Repeat the data word for word. Do not include the pictures.
* START *
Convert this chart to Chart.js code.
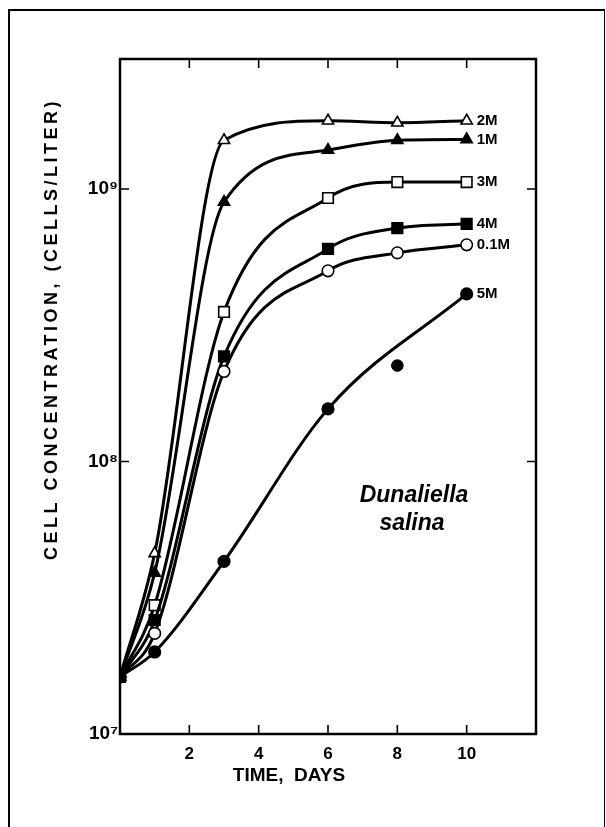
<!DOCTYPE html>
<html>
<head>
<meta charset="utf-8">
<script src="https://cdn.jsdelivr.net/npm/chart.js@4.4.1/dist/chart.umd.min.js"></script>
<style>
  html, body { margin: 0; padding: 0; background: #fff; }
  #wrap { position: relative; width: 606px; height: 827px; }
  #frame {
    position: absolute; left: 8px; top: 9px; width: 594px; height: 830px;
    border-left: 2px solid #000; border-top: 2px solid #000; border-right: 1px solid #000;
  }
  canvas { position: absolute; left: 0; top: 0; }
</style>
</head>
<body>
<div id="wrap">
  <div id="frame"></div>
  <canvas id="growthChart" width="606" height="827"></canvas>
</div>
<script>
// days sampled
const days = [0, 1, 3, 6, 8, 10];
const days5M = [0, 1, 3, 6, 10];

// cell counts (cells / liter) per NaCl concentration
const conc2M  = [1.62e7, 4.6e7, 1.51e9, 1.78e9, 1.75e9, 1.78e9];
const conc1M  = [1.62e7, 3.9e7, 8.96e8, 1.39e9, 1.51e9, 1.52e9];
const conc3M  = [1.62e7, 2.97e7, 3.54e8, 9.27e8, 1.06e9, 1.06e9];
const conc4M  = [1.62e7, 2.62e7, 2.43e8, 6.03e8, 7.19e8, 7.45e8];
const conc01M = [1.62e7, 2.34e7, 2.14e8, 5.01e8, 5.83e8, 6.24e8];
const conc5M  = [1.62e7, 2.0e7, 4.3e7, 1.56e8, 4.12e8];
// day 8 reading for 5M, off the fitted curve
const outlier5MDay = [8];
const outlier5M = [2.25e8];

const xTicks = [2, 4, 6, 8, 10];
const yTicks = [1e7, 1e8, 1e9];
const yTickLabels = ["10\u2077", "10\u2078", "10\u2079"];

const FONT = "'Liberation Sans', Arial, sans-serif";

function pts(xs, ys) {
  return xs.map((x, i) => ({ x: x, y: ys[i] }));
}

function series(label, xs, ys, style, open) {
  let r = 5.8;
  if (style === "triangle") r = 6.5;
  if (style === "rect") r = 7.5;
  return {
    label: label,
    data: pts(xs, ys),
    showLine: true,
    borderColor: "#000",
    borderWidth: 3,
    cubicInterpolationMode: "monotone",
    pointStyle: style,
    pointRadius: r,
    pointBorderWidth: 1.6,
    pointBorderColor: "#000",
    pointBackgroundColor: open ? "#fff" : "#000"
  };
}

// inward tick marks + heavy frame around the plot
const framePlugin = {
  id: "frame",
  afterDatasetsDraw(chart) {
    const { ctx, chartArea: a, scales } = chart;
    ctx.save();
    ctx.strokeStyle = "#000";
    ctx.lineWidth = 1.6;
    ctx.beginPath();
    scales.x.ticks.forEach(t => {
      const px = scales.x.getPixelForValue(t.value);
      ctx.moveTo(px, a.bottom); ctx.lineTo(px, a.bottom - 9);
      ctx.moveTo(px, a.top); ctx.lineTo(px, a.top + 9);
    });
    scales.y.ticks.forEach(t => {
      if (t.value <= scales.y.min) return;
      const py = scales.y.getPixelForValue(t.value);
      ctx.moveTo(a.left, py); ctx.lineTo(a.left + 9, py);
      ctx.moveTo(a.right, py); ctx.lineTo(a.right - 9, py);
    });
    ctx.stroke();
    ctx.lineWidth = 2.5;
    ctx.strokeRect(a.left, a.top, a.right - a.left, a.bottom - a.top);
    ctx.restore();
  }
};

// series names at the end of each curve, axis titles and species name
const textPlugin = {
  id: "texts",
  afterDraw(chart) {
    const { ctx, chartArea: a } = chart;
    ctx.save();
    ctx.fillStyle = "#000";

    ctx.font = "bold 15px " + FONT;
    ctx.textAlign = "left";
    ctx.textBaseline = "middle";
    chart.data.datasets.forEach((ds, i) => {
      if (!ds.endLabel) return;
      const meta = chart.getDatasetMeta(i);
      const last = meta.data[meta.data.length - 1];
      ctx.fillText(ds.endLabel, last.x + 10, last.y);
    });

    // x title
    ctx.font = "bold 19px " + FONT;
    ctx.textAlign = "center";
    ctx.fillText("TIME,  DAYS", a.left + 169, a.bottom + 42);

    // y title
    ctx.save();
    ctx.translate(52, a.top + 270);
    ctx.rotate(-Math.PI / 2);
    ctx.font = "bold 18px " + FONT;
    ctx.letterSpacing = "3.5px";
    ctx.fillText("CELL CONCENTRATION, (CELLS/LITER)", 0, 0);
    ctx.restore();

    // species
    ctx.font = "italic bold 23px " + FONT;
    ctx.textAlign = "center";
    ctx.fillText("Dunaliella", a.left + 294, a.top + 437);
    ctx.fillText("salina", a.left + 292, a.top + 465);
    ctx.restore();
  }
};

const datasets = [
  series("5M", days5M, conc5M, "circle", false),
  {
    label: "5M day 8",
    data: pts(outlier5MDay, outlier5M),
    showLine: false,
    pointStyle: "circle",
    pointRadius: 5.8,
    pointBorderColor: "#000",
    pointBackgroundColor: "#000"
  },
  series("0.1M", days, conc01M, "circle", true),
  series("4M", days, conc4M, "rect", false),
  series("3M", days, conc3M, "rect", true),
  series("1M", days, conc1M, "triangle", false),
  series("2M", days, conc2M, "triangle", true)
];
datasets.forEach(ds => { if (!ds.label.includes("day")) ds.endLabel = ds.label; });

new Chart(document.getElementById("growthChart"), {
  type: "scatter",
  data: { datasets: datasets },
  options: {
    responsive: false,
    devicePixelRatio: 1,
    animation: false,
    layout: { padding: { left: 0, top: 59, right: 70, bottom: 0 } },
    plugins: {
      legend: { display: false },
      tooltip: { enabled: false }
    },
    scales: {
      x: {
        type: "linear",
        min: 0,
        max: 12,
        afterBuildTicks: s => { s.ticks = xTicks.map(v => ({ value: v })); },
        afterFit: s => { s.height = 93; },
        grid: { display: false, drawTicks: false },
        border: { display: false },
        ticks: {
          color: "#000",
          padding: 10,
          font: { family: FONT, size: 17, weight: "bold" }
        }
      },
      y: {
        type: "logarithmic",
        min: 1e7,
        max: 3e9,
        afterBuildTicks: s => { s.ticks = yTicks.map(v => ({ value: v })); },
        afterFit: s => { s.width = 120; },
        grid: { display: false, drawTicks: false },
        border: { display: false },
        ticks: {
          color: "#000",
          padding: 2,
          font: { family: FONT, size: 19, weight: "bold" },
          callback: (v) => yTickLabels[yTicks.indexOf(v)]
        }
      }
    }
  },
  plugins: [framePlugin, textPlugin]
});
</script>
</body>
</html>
* END *
Final result:
Convert this chart to Chart.js code.
<!DOCTYPE html>
<html>
<head>
<meta charset="utf-8">
<script src="https://cdn.jsdelivr.net/npm/chart.js@4.4.1/dist/chart.umd.min.js"></script>
<style>
  html, body { margin: 0; padding: 0; background: #fff; }
  #wrap { position: relative; width: 606px; height: 827px; }
  #frame {
    position: absolute; left: 8px; top: 9px; width: 594px; height: 830px;
    border-left: 2px solid #000; border-top: 2px solid #000; border-right: 1px solid #000;
  }
  canvas { position: absolute; left: 0; top: 0; }
</style>
</head>
<body>
<div id="wrap">
  <div id="frame"></div>
  <canvas id="growthChart" width="606" height="827"></canvas>
</div>
<script>
// days sampled
const days = [0, 1, 3, 6, 8, 10];
const days5M = [0, 1, 3, 6, 10];

// cell counts (cells / liter) per NaCl concentration
const conc2M  = [1.62e7, 4.6e7, 1.51e9, 1.78e9, 1.75e9, 1.78e9];
const conc1M  = [1.62e7, 3.9e7, 8.96e8, 1.39e9, 1.51e9, 1.52e9];
const conc3M  = [1.62e7, 2.97e7, 3.54e8, 9.27e8, 1.06e9, 1.06e9];
const conc4M  = [1.62e7, 2.62e7, 2.43e8, 6.03e8, 7.19e8, 7.45e8];
const conc01M = [1.62e7, 2.34e7, 2.14e8, 5.01e8, 5.83e8, 6.24e8];
const conc5M  = [1.62e7, 2.0e7, 4.3e7, 1.56e8, 4.12e8];
// day 8 reading for 5M, off the fitted curve
const outlier5MDay = [8];
const outlier5M = [2.25e8];

const xTicks = [2, 4, 6, 8, 10];
const yTicks = [1e7, 1e8, 1e9];
const yTickLabels = ["10\u2077", "10\u2078", "10\u2079"];

const FONT = "'Liberation Sans', Arial, sans-serif";

function pts(xs, ys) {
  return xs.map((x, i) => ({ x: x, y: ys[i] }));
}

function series(label, xs, ys, style, open) {
  let r = 5.8;
  if (style === "triangle") r = 6.5;
  if (style === "rect") r = 7.5;
  return {
    label: label,
    data: pts(xs, ys),
    showLine: true,
    borderColor: "#000",
    borderWidth: 3,
    cubicInterpolationMode: "monotone",
    pointStyle: style,
    pointRadius: r,
    pointBorderWidth: 1.6,
    pointBorderColor: "#000",
    pointBackgroundColor: open ? "#fff" : "#000"
  };
}

// inward tick marks + heavy frame around the plot
const framePlugin = {
  id: "frame",
  afterDatasetsDraw(chart) {
    const { ctx, chartArea: a, scales } = chart;
    ctx.save();
    ctx.strokeStyle = "#000";
    ctx.lineWidth = 1.6;
    ctx.beginPath();
    scales.x.ticks.forEach(t => {
      const px = scales.x.getPixelForValue(t.value);
      ctx.moveTo(px, a.bottom); ctx.lineTo(px, a.bottom - 9);
      ctx.moveTo(px, a.top); ctx.lineTo(px, a.top + 9);
    });
    scales.y.ticks.forEach(t => {
      if (t.value <= scales.y.min) return;
      const py = scales.y.getPixelForValue(t.value);
      ctx.moveTo(a.left, py); ctx.lineTo(a.left + 9, py);
      ctx.moveTo(a.right, py); ctx.lineTo(a.right - 9, py);
    });
    ctx.stroke();
    ctx.lineWidth = 2.5;
    ctx.strokeRect(a.left, a.top, a.right - a.left, a.bottom - a.top);
    ctx.restore();
  }
};

// series names at the end of each curve, axis titles and species name
const textPlugin = {
  id: "texts",
  afterDraw(chart) {
    const { ctx, chartArea: a } = chart;
    ctx.save();
    ctx.fillStyle = "#000";

    ctx.font = "bold 15px " + FONT;
    ctx.textAlign = "left";
    ctx.textBaseline = "middle";
    chart.data.datasets.forEach((ds, i) => {
      if (!ds.endLabel) return;
      const meta = chart.getDatasetMeta(i);
      const last = meta.data[meta.data.length - 1];
      ctx.fillText(ds.endLabel, last.x + 10, last.y);
    });

    // x title
    ctx.font = "bold 19px " + FONT;
    ctx.textAlign = "center";
    ctx.fillText("TIME,  DAYS", a.left + 169, a.bottom + 42);

    // y title
    ctx.save();
    ctx.translate(52, a.top + 270);
    ctx.rotate(-Math.PI / 2);
    ctx.font = "bold 18px " + FONT;
    ctx.letterSpacing = "3.5px";
    ctx.fillText("CELL CONCENTRATION, (CELLS/LITER)", 0, 0);
    ctx.restore();

    // species
    ctx.font = "italic bold 23px " + FONT;
    ctx.textAlign = "center";
    ctx.fillText("Dunaliella", a.left + 294, a.top + 437);
    ctx.fillText("salina", a.left + 292, a.top + 465);
    ctx.restore();
  }
};

const datasets = [
  series("5M", days5M, conc5M, "circle", false),
  {
    label: "5M day 8",
    data: pts(outlier5MDay, outlier5M),
    showLine: false,
    pointStyle: "circle",
    pointRadius: 5.8,
    pointBorderColor: "#000",
    pointBackgroundColor: "#000"
  },
  series("0.1M", days, conc01M, "circle", true),
  series("4M", days, conc4M, "rect", false),
  series("3M", days, conc3M, "rect", true),
  series("1M", days, conc1M, "triangle", false),
  series("2M", days, conc2M, "triangle", true)
];
datasets.forEach(ds => { if (!ds.label.includes("day")) ds.endLabel = ds.label; });

new Chart(document.getElementById("growthChart"), {
  type: "scatter",
  data: { datasets: datasets },
  options: {
    responsive: false,
    devicePixelRatio: 1,
    animation: false,
    layout: { padding: { left: 0, top: 59, right: 70, bottom: 0 } },
    plugins: {
      legend: { display: false },
      tooltip: { enabled: false }
    },
    scales: {
      x: {
        type: "linear",
        min: 0,
        max: 12,
        afterBuildTicks: s => { s.ticks = xTicks.map(v => ({ value: v })); },
        afterFit: s => { s.height = 93; },
        grid: { display: false, drawTicks: false },
        border: { display: false },
        ticks: {
          color: "#000",
          padding: 10,
          font: { family: FONT, size: 17, weight: "bold" }
        }
      },
      y: {
        type: "logarithmic",
        min: 1e7,
        max: 3e9,
        afterBuildTicks: s => { s.ticks = yTicks.map(v => ({ value: v })); },
        afterFit: s => { s.width = 120; },
        grid: { display: false, drawTicks: false },
        border: { display: false },
        ticks: {
          color: "#000",
          padding: 2,
          font: { family: FONT, size: 19, weight: "bold" },
          callback: (v) => yTickLabels[yTicks.indexOf(v)]
        }
      }
    }
  },
  plugins: [framePlugin, textPlugin]
});
</script>
</body>
</html>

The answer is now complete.